Beim Ausbau der Energie-Zusammenarbeit Israels mit arabischen Nachbarstaaten sieht der Wirtschafts- und Klimaschutzminister Chancen auch für deutsche Firmen. Man habe darüber gesprochen, wie dieser Prozess sich entwickle und darüber, ob es für europäische oder deutsche Firmen die Möglichkeit gebe einzusteigen, sagte er. "Die gibt es scheinbar." Israel, Jordanien und die Vereinigten Arabischen Emirate (VAE) hatten im November ein gemeinsames Energieprojekt vereinbart. Israel soll Jordanien demnach mit entsalztem Wasser versorgen und im Gegenzug Solarstrom erhalten. Zu diesem Zweck soll ein Solarkraftwerk in der jordanischen Wüste gebaut werden, das mit Geld aus den VAE finanziert wird.
Zum Thema Nahost-Konflikt sagte Habeck, er habe in seinem Gespräch mit Ministerpräsident Bennett mehrfach darauf hingewiesen, "dass die Situation sich für die Palästinenser und in den palästinensischen Gebieten verbessern muss". Seit März sind bei einer Terrorwelle in Israel 18 Menschen getötet worden. Im Westjordanland wurden ein israelischer Wachmann und ein Soldat von Palästinensern erschossen. Seit Wochen führt die israelische Armee in Teilen des besetzten Westjordanlands Razzien durch. Nach Angaben des palästinensischen Gesundheitsministeriums kamen seit Ende März mehr als 30 Palästinenser ums Leben. Sie wurden zum Teil bei Militäreinsätzen getötet, aber auch bei eigenen Anschlägen oder bei Zusammenstößen mit der Armee.

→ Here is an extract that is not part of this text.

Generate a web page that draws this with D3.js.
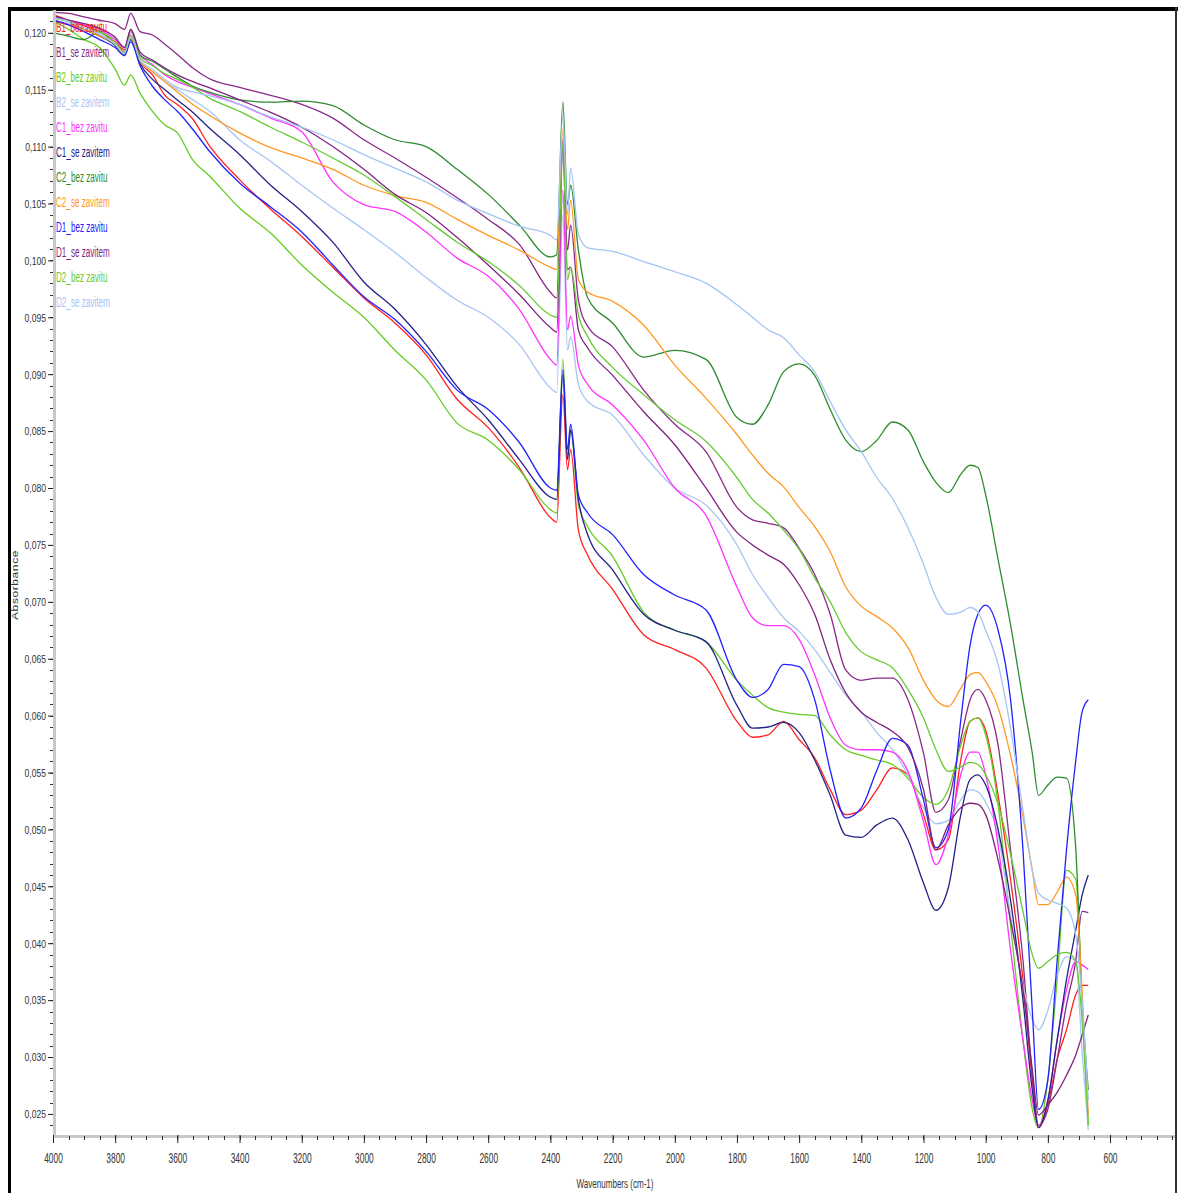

Das israelische Raketenabwehrsystem "Arrow 3" sei in seinem Gespräch mit Bennett kein Thema gewesen, sagte Habeck. Verteidigungspolitiker des Bundestags hatten sich im März in Israel ein Bild von dem System gemacht, das Langstreckenraketen abwehrt. Um den Angriffskrieg Russlands gegen die Ukraine ging es Habeck zufolge nur am Rande. Die israelische Seite habe unterstrichen, dass ein völkerrechtswidriger Krieg inakzeptabel sei. Er habe mit Außenminister Jair Lapid auch besprochen, ob und wann eine diplomatische Initiative eine Chance haben könne. "Aber natürlich gibt es jetzt erst mal darum, in eine Situation zu kommen, dass Diplomatie überhaupt wieder gehört wird."
Als "ein Thema von größter Besorgnis" bezeichnete Habeck Getreidelieferungen in Länder der Region, die als Folge des Ukraine-Kriegs wegbrechen. Habeck sprach von einer "außerordentlichen Bedrohung". "Israel ist in der Lage, die zu ersetzen und auf dem Markt einzukaufen. Aber die Nachbarländer möglicherweise nicht in dem gleichen Maße." Er sei sich mit Außenminister Lapid einig gewesen, dass dies neben Hunger auch politische Instabilität auslösen könne. Israel bemühe sich, die Region mit Weizen zu versorgen. "Was Deutschland tun kann zu helfen, was Europa tun kann zu helfen, das muss es auch tun."
Der Grünen-Politiker besucht bis Donnerstag den Nahen Osten. Bei der Reise soll es um Energie- und Klimaschutz sowie aktuelle Fragen der politischen und wirtschaftlichen Beziehungen gehen. Am Dienstagmorgen steht ein Besuch in der Holocaust-Gedenkstätte Yad Vashem an, bevor Habeck weiter in die Palästinensergebiete und dann nach Jordanien reist.